Wall Street se réjouit d’un ralentissement de la Fed, mais il devrait être rattrapé par la réalité économique.
La récession qu’attend l’économie américaine n’aura jamais fait autant consensus, et pourtant, elle devrait bel et bien avoir lieu au cours des prochains trimestres à en croire plusieurs indicateurs avancés.
Sur le plan macroéconomique, le ratio entre les sous-composantes «nouvelles commandes» et «inventaires» de l’ISM, les prévisions de commandes pour les six prochains mois calculées par la Fed de Philadelphie et le PMI de Chicago montrent tous les trois un ISM manufacturier qui pourrait atteindre 40-45 au cours des prochains mois, une zone consistante avec une récession américaine.
Par ailleurs, le PMI de Chicago, qui mesure la performance du secteur manufacturier et non manufacturier dans la région de Chicago, est tombé à 37,2, son plus bas niveau depuis juin 2020 et une lecture inférieure à 40 a précédé 8 des 8 dernières récessions, sans aucun échec.
Sur les marchés, c’est l’inversion de la courbe des taux qui suggère l’arrivée d’une récession. L’écart de taux entre les Treasuries de court et long terme n’a jamais été aussi important depuis le début des années 1980. Le taux à 2 ans était d’environ 4,40% fin novembre, soit environ 80 points de base plus élevés que le taux à 10 ans (3,60%).
L’inversion de la courbe des taux est un signal très fiable puisqu’elle a précédé chaque récession depuis que la Fed a arrêté de contrôler la section longue de la courbe des taux à la fin des années 40.
Cela dit, ces indicateurs sont généralement très avancés sur l’économie. L’inversion de la courbe des taux est par exemple en avance d’au moins 8 mois et en moyenne de 15 mois avant la prochaine récession. Or, l’inversion des taux (10-2 ans) s’est produite il y a à peine 4 mois (juillet 2022).
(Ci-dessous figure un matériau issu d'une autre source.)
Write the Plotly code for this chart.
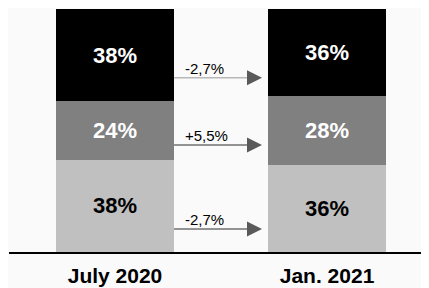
import plotly.graph_objects as go

periods = ["July 2020", "Jan. 2021"]
bottom_vals = [38, 36]
middle_vals = [24, 28]
top_vals = [38, 36]
changes = ["-2,7%", "+5,5%", "-2,7%"]  # top, middle, bottom

BG = "#fafafa"
FONT = "Arial, Liberation Sans, sans-serif"
xs = [0, 1]
W = 0.557

fig = go.Figure()
series = [
    (bottom_vals, "#c0c0c0", "#000000"),
    (middle_vals, "#808080", "#ffffff"),
    (top_vals, "#000000", "#ffffff"),
]
for vals, col, tcol in series:
    fig.add_trace(go.Bar(
        x=xs, y=vals, width=W, marker=dict(color=col, line=dict(width=0)),
        text=[f"{v}%" for v in vals], textposition="inside",
        insidetextanchor="middle",
        textfont=dict(family=FONT, size=22, color=tcol, weight="bold"),
        hoverinfo="skip",
    ))

# arrows between bars: y positions (data units) at top, middle, bottom segments
arrow_y = [71.7, 44.0, 9.5]
line_cols = ["#b8b8b8", "#707070", "#707070"]
x0 = W / 2
x1 = 1 - W / 2 - 0.028
head = 0.071
hh = 3.1
for yv, lc, lab in zip(arrow_y, line_cols, changes):
    fig.add_shape(type="line", x0=x0, x1=x1 - head, y0=yv, y1=yv,
                  xref="x", yref="y", line=dict(color=lc, width=1.5))
    fig.add_shape(type="path", xref="x", yref="y",
                  path=f"M{x1-head},{yv-hh} L{x1},{yv} L{x1-head},{yv+hh} Z",
                  fillcolor="#5a5a5a", line=dict(width=0))
    fig.add_annotation(x=x0 + 0.042, y=yv, xref="x", yref="y", text=lab,
                       showarrow=False, xanchor="left", yanchor="bottom", yshift=-1,
                       font=dict(family=FONT, size=15, color="#000000"))

fig.update_layout(
    barmode="stack", width=421, height=280,
    margin=dict(l=1, r=0, t=1, b=36),
    paper_bgcolor=BG, plot_bgcolor=BG, showlegend=False,
    xaxis=dict(range=[-0.5, 1.481], tickvals=xs, ticktext=periods,
               showgrid=False, zeroline=False, showline=True,
               linecolor="#000000", linewidth=2, ticks="outside",
               ticklen=4, tickcolor="rgba(0,0,0,0)", automargin=False,
               tickfont=dict(family=FONT, size=21, color="#000000", weight="bold")),
    yaxis=dict(range=[0, 100], visible=False),
)
fig.write_html("out.html")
Il paraît donc encore un peu trop tôt pour parier sur une récession à court terme, d’autant plus que les indicateurs «coïncidents» de l’économie restent très positifs. En effet, la consommation réelle des ménages a augmenté de 1,5% sur un rythme annualisé au cours des trois derniers mois et les créations nettes mensuelles continuent à un rythme soutenu, de l’ordre de 272’000/mois en moyenne ces trois derniers mois. Une récession plus tard l’année prochaine est toutefois crédible.
Les marchés actions pourraient donc rester sous pression et des nouveaux plus bas attendent vraisemblablement le S&P 500 ces prochains trimestres, car les marchés actions rebondissent bien après le début d’une récession et généralement 3-5 mois avant qu’elle se termine.
Des nouveaux plus bas sont également supportés par le fait que les marchés ne semblent pas encore avoir anticipé ce scénario. Malgré le large consensus en faveur d’une récession et la très forte inversion de la courbe des taux, les analystes anticipent une contraction de seulement 5% des profits des entreprises du S&P 500 en 2023, alors qu’une récession coûte historiquement au moins 20%, et le marché du crédit reste en forme, l’écart de taux entre les obligations «high yield» et «investment grade» étant d’environ 11,5 points contre plus de 20 points lors des récessions de 2008 et 2001. La révision à la baisse des profits et l’augmentation de la prime de risque sur le marché du crédit sont donc des vents contraires aux actifs risqués qui devraient s’accentuer en 2023.